Yes, I pray. But there are many misunderstandings about prayer. For many, prayer is talking to God, sometimes with a great list of requests and needs – sort of like childrens’ Christmas lists mailed to Santa Claus.

But, at least for me, prayer is more often becoming a time of listening than talking. There is so much noise in our world and our lives (much of our own making); prayer becomes a quiet space enabling us to stop talking long enough to see what God might be trying to say to us. The disciplines of prayer, silence, and contemplation practices by the monastics and mystics are precisely that – stopping the noise, slowing down, and becoming still, so that God can break through all our activity and noise in order to speak to us. Prayer serves to put all the parts of our lives in God’s presence, reminding us of how holy our humanity really is.

And also for us, prayer is the act of reclaiming our identity as the children of God; it declares who we are and to whom we belong. The action of prayer places us outside the realm of the powers and principalities. As prayer declares our true identity, it destroys our false identities. In prayer we act upon who we really are, and thus prayer has the effect of diminishing the illusions that have controlled us, and helping us remember what is really true. Prayer allows us to step out of our traps and find ourselves again in God.

Contemplative writer and priest Henri Nouwen once shared with our Sojourners community that the desert fathers regarded prayer as an act of “unhooking” from the harness of the world’s securities. Such prayer may be the only action powerful enough to free us from our spiritual bondage to property, money, power, ideas, and causes, which often control our behavior.

Only those who have truly found their identity in God can resist the violent tugs and pulls of the false values offered by the world. By re-establishing our security in God, prayer becomes an effective weapon in resisting the world’s false securities.

Prayer changes our frame of reference; it is not merely a preparation for action. Prayer must be understood as an action in itself, a potent political weapon to be used in spiritual warfare against the most powerful forces of the world. Prayer is not undertaken in place of other actions; it is the foundation for all the other actions we take.

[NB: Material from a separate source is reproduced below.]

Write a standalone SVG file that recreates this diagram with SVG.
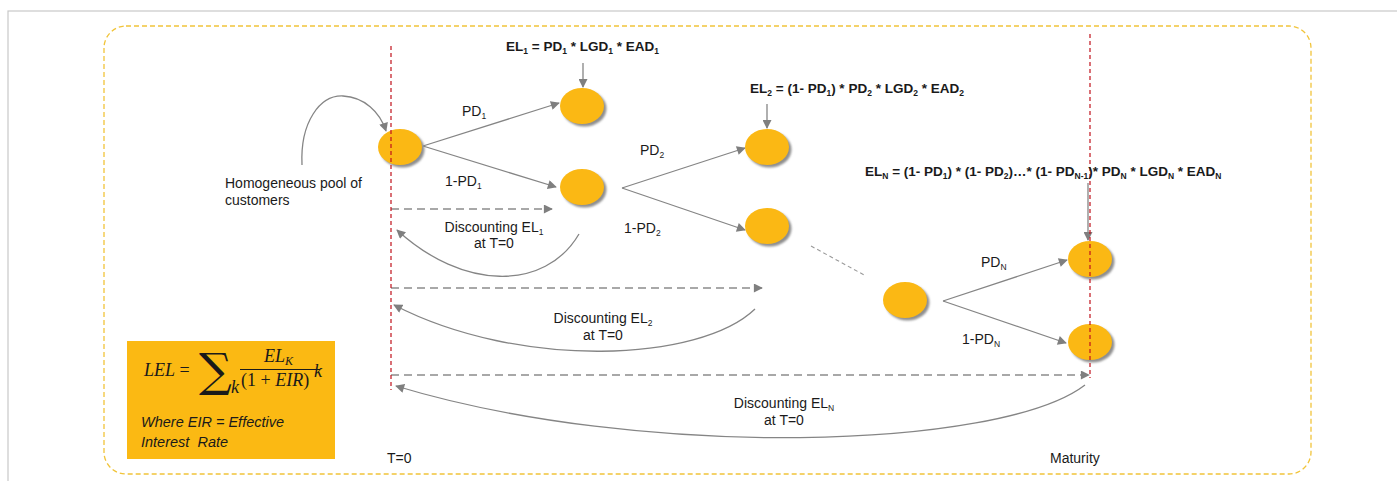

I recall the way Archbishop Desmond Tutu would pray in South Africa, during the apartheid era. His prayers constantly affirmed God’s power over the claims of the state, and that was a threat to their power. And prayer, in recognizing God’s authority over the evil powers, moves us beyond opposition to affirmation, and beyond resistance to celebration. Thus prayer and the results of prayer can be the most revolutionary of acts. The powers that be in this world are aware of this – that is why they consider those who pray in this way to be a threat.